Jazz Ensemble plans to add singer to group

By Claire Buchanan

Reggie Thomas, jazz studies coordinator and Jazz Ensemble director, plans to add another instrument to the group — the human voice.

Adding a jazz vocalist and creating a jazz vocal ensemble are in the works under Thomas, who took the place of former director Ron Carter, who retired in the spring after 20 years at NIU.

Jazz singing has not been part of the curriculum since Jennifer Shelton, a faculty member who taught private lessons, left in 1997.

Solo opportunities

Some Jazz Ensemble members are eager to have a singer join their organization.

“It would be cool to have vocalists as a part of the jazz program,” said Bobby Cooper, senior music education and jazz studies major. “We’ve had a few soloists in the past but usually just people that we knew and recommended to, at the time, professor Carter.”
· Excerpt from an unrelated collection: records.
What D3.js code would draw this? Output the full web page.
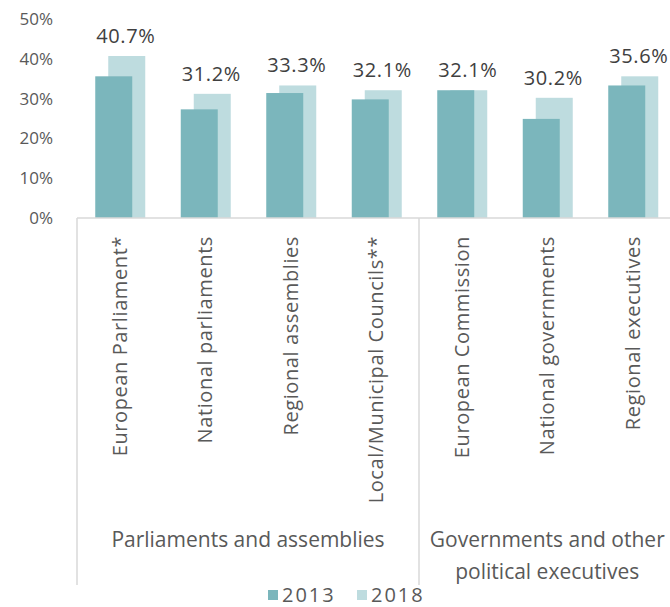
<!DOCTYPE html>
<html>
  <head>
    <meta charset="utf-8">
    <title>Women in political decision-making</title>
    <script src="https://d3js.org/d3.v7.min.js"></script>
    <style>
      body { margin: 0; background: #fff; }
      text { font-family: "Open Sans", sans-serif; fill: #595959; }
    </style>
  </head>
  <body>
    <svg width="670" height="607"></svg>
    <script>
      var categories = ["European Parliament*", "National parliaments", "Regional assemblies",
                        "Local/Municipal Councils**", "European Commission", "National governments",
                        "Regional executives"];
      var values2013 = [35.6, 27.3, 31.4, 29.8, 32.1, 24.9, 33.3];
      var values2018 = [40.7, 31.2, 33.3, 32.1, 32.1, 30.2, 35.6];
      var series = ["2013", "2018"];
      var groups = [
        {lines: ["Parliaments and assemblies"], first: 0, last: 3},
        {lines: ["Governments and other", "political executives"], first: 4, last: 6}
      ];
      var yTicks = [0, 10, 20, 30, 40, 50];
      var colors = {"2013": "#7bb6bc", "2018": "#bedcdf"};

      var margin = {top: 19, left: 77},
          width = 85.5 * 7,
          height = 199;

      var svg = d3.select("svg")
        .append("g")
          .attr("transform", "translate(" + margin.left + "," + margin.top + ")");

      var x = d3.scaleBand()
          .domain(categories)
          .range([0, width]);

      var y = d3.scaleLinear()
          .domain([0, 50])
          .range([height, 0]);

      // y tick labels (no axis line)
      svg.selectAll(".ytick")
          .data(yTicks)
          .enter().append("text")
          .attr("x", -24)
          .attr("y", function(d) { return y(d); })
          .attr("dy", "0.35em")
          .attr("text-anchor", "end")
          .style("font-size", "17px")
          .text(function(d) { return d + "%"; });

      var barW = 37;

      // 2018 behind, 2013 in front
      svg.selectAll(".b18")
          .data(categories)
          .enter().append("rect")
          .attr("x", function(d) { return x(d) + x.bandwidth() / 2 - 11.5; })
          .attr("y", function(d, i) { return y(values2018[i]); })
          .attr("width", barW)
          .attr("height", function(d, i) { return height - y(values2018[i]); })
          .attr("fill", colors["2018"]);

      svg.selectAll(".b13")
          .data(categories)
          .enter().append("rect")
          .attr("x", function(d) { return x(d) + x.bandwidth() / 2 - 24.5; })
          .attr("y", function(d, i) { return y(values2013[i]); })
          .attr("width", barW)
          .attr("height", function(d, i) { return height - y(values2013[i]); })
          .attr("fill", colors["2013"]);

      // value labels for 2018
      svg.selectAll(".vlab")
          .data(categories)
          .enter().append("text")
          .attr("x", function(d) { return x(d) + x.bandwidth() / 2 + 6; })
          .attr("y", function(d, i) { return y(values2018[i]) - 13; })
          .attr("text-anchor", "middle")
          .style("font-size", "20px")
          .style("letter-spacing", "0.6px")
          .style("fill", "#404040")
          .text(function(d, i) { return values2018[i].toFixed(1) + "%"; });

      // axis lines
      var lineColor = "#d9d9d9";
      svg.append("line")
          .attr("x1", 0).attr("x2", width + 10)
          .attr("y1", height).attr("y2", height)
          .attr("stroke", lineColor).attr("stroke-width", 1.5);
      svg.append("line")
          .attr("x1", 0).attr("x2", 0)
          .attr("y1", height).attr("y2", 566)
          .attr("stroke", lineColor).attr("stroke-width", 1.5);
      svg.append("line")
          .attr("x1", x(categories[4])).attr("x2", x(categories[4]))
          .attr("y1", height).attr("y2", 566)
          .attr("stroke", lineColor).attr("stroke-width", 1.5);

      // rotated category labels
      svg.selectAll(".clab")
          .data(categories)
          .enter().append("text")
          .attr("transform", function(d) {
            return "translate(" + (x(d) + x.bandwidth() / 2) + "," + (height + 18) + ") rotate(-90)";
          })
          .attr("dy", "0.35em")
          .attr("text-anchor", "end")
          .style("font-size", "20px")
          .style("letter-spacing", "0.6px")
          .text(function(d) { return d; });

      // group labels
      groups.forEach(function(g) {
        var cx = (x(categories[g.first]) + x(categories[g.last]) + x.bandwidth()) / 2;
        g.lines.forEach(function(l, k) {
          svg.append("text")
              .attr("x", cx)
              .attr("y", 528 + k * 32)
              .attr("text-anchor", "middle")
              .style("font-size", "21px")
              .text(l);
        });
      });

      // legend
      var legend = svg.append("g")
          .attr("transform", "translate(" + (268 - margin.left) + "," + (595 - margin.top) + ")");
      var lx = [0, 89];
      series.forEach(function(s, i) {
        legend.append("rect")
            .attr("x", lx[i]).attr("y", -5)
            .attr("width", 10).attr("height", 10)
            .attr("fill", colors[s]);
        legend.append("text")
            .attr("x", lx[i] + 14)
            .attr("y", 0)
            .attr("dy", "0.35em")
            .style("font-size", "20px")
            .style("letter-spacing", "2px")
            .text(s);
      });
    </script>
  </body>
</html>
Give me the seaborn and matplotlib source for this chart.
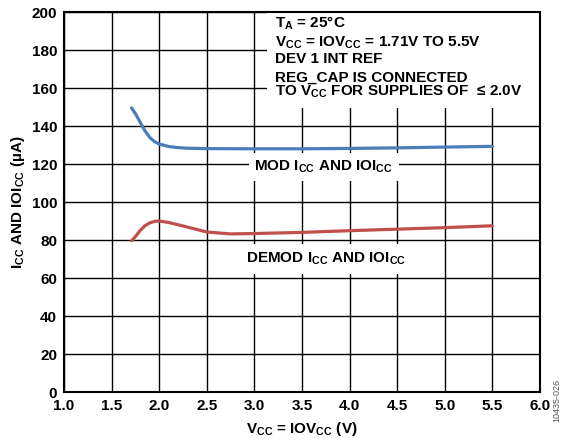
import matplotlib
matplotlib.use("Agg")
import matplotlib.pyplot as plt
from matplotlib.patches import Rectangle
import seaborn as sns
import pandas as pd

# Supply voltage (V) and supply current (uA) for the two modes
mod_vcc = [1.71, 1.75, 1.80, 1.85, 1.90, 1.95, 2.00, 2.10, 2.20, 2.30, 2.50,
           3.00, 3.50, 4.00, 4.50, 5.00, 5.50]
mod_icc = [149.5, 146.5, 142.0, 137.5, 134.0, 131.8, 130.5, 129.2, 128.6, 128.3, 128.1,
           128.0, 128.0, 128.2, 128.5, 128.9, 129.3]

demod_vcc = [1.71, 1.75, 1.80, 1.85, 1.90, 1.95, 2.00, 2.10, 2.25, 2.50, 2.75,
             3.00, 3.50, 4.00, 4.50, 5.00, 5.50]
demod_icc = [79.6, 81.8, 85.0, 87.5, 89.0, 89.8, 90.0, 89.2, 87.4, 84.2, 83.2,
             83.4, 84.0, 84.9, 85.7, 86.5, 87.5]

x_ticks = [1.0, 1.5, 2.0, 2.5, 3.0, 3.5, 4.0, 4.5, 5.0, 5.5, 6.0]
y_ticks = [0, 20, 40, 60, 80, 100, 120, 140, 160, 180, 200]

note_lines = [
    r"T$_{A}$ = 25°C",
    r"V$_{CC}$ = IOV$_{CC}$ = 1.71V TO 5.5V",
    "DEV 1 INT REF",
    "REG_CAP IS CONNECTED",
    r"TO V$_{CC}$ FOR SUPPLIES OF  ≤ 2.0V",
]
note_baselines = [191.6, 181.6, 173.0, 163.3, 155.8]

sns.set_theme(style="white")
plt.rcParams.update({
    "font.family": ["Liberation Sans", "DejaVu Sans"],
    "font.weight": "bold",
    "text.color": "black",
    "axes.labelcolor": "black",
    "xtick.color": "black",
    "ytick.color": "black",
    "mathtext.fontset": "custom",
    "mathtext.rm": "Liberation Sans:bold",
    "mathtext.it": "Liberation Sans:bold",
    "mathtext.bf": "Liberation Sans:bold",
    "mathtext.default": "regular",
})

df = pd.concat([
    pd.DataFrame({"vcc": mod_vcc, "icc": mod_icc, "mode": "MOD"}),
    pd.DataFrame({"vcc": demod_vcc, "icc": demod_icc, "mode": "DEMOD"}),
])

fig = plt.figure(figsize=(5.66, 4.44), dpi=100)
ax = fig.add_axes([64 / 566, 52 / 444, 476 / 566, 380 / 444])

sns.lineplot(data=df, x="vcc", y="icc", hue="mode",
             palette={"MOD": "#4a7ebb", "DEMOD": "#c0504d"},
             linewidth=2.3, legend=False, ax=ax, zorder=4)

FS = 11
ax.set_xlim(1.0, 6.0)
ax.set_ylim(0, 200)
ax.set_xticks(x_ticks)
ax.set_yticks(y_ticks)
ax.set_xticklabels([f"{v:.1f}" for v in x_ticks], fontsize=FS, fontweight="bold")
ax.set_yticklabels([str(v) for v in y_ticks], fontsize=FS, fontweight="bold")
ax.tick_params(length=0, pad=5, colors="black")
ax.grid(True, color="black", linewidth=1.0, zorder=1)
ax.set_axisbelow(True)
for s in ax.spines.values():
    s.set_color("black")
    s.set_linewidth(1.5)
    s.set_zorder(6)

ax.set_xlabel(r"V$_{CC}$ = IOV$_{CC}$ (V)", fontsize=FS, fontweight="bold", labelpad=5)
ax.set_ylabel(r"I$_{CC}$ AND IOI$_{CC}$ (µA)", fontsize=FS, fontweight="bold", labelpad=3)

# Conditions block in the upper right corner
ax.add_patch(Rectangle((3.13, 149.5), 2.87, 50.5, facecolor="white",
                       edgecolor="none", zorder=3))
for line, yb in zip(note_lines, note_baselines):
    ax.text(3.22, yb, line, fontsize=FS, fontweight="bold", ha="left",
            va="baseline", zorder=5)

# Curve labels
ax.text(3.73, 118.5, r"MOD I$_{CC}$ AND IOI$_{CC}$", fontsize=FS, fontweight="bold",
        ha="center", va="center", zorder=5,
        bbox=dict(facecolor="white", edgecolor="none", pad=4))
ax.text(3.75, 70.0, r"DEMOD I$_{CC}$ AND IOI$_{CC}$", fontsize=FS, fontweight="bold",
        ha="center", va="center", zorder=5,
        bbox=dict(facecolor="white", edgecolor="none", pad=5))

fig.text(557 / 566, 1 - 400 / 444, "10435-026", rotation=90, fontsize=6.5,
         fontweight="normal", color="#555555", ha="center", va="center")

fig.savefig("out.png", dpi=100)
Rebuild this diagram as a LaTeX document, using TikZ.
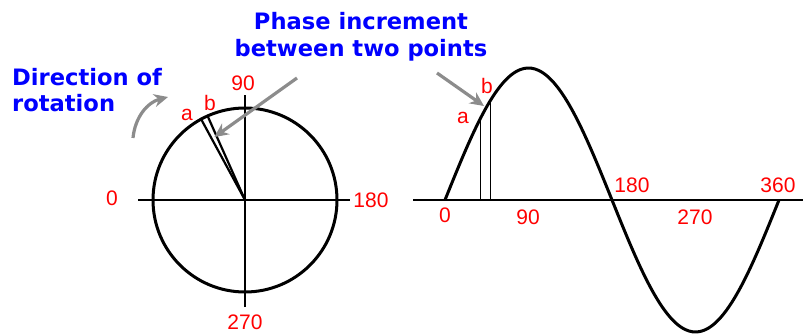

Cooper, who plays trumpet in the Jazz Ensemble, said in prior semesters only singers with experience would be selected for vocal parts and there was not an open audition for a permanent position.

This semester, students like Brittany Anderson, senior vocal performance major, have approached Thomas about auditioning as featured singers with the band.

“I would definitely like to work with the Jazz Ensemble,” Anderson said. “I feel like it’s good for vocalists to branch out into different styles and genres of music. And including vocalists gives the jazz program a chance to grow. It creates more of a sense of community.”

Vocalists can set up an audition by contacting Thomas at [email protected].

Vocal ensemble

Thomas is also looking to start a jazz vocal ensemble after he has settled into his position, but auditioning for soloists is his first step toward that program. The jazz singing group would require bringing in a faculty member who can teach vocal jazz.

The ensemble was inspired by Thomas’ professional and personal experiences with jazz vocalists.

“I actually ran a vocal jazz ensemble when I taught at [Southern Illinois University]-Edwardsville,” Thomas said. “And my wife is also a jazz vocalist, so the components are there. It’s just going to take us some time to fully work it back into the program.”

Thomas said private instructions could help improve the skills of student musicians in the group.

“Without someone in place to teach private lessons, we’re not really serving our students well,” Thomas said. “For the work they’d be doing with the ensemble, they need to be getting private instruction.”

During his tenure, Thomas hopes to expand the jazz program to take advantage of all possible opportunities for students.

“Right now, when people think about the jazz program, many people identify with the NIU Jazz Ensemble,” Thomas said. “I don’t want the program to be recognized just by my name but by all of the faculty who are involved. We have world-renowned faculty.”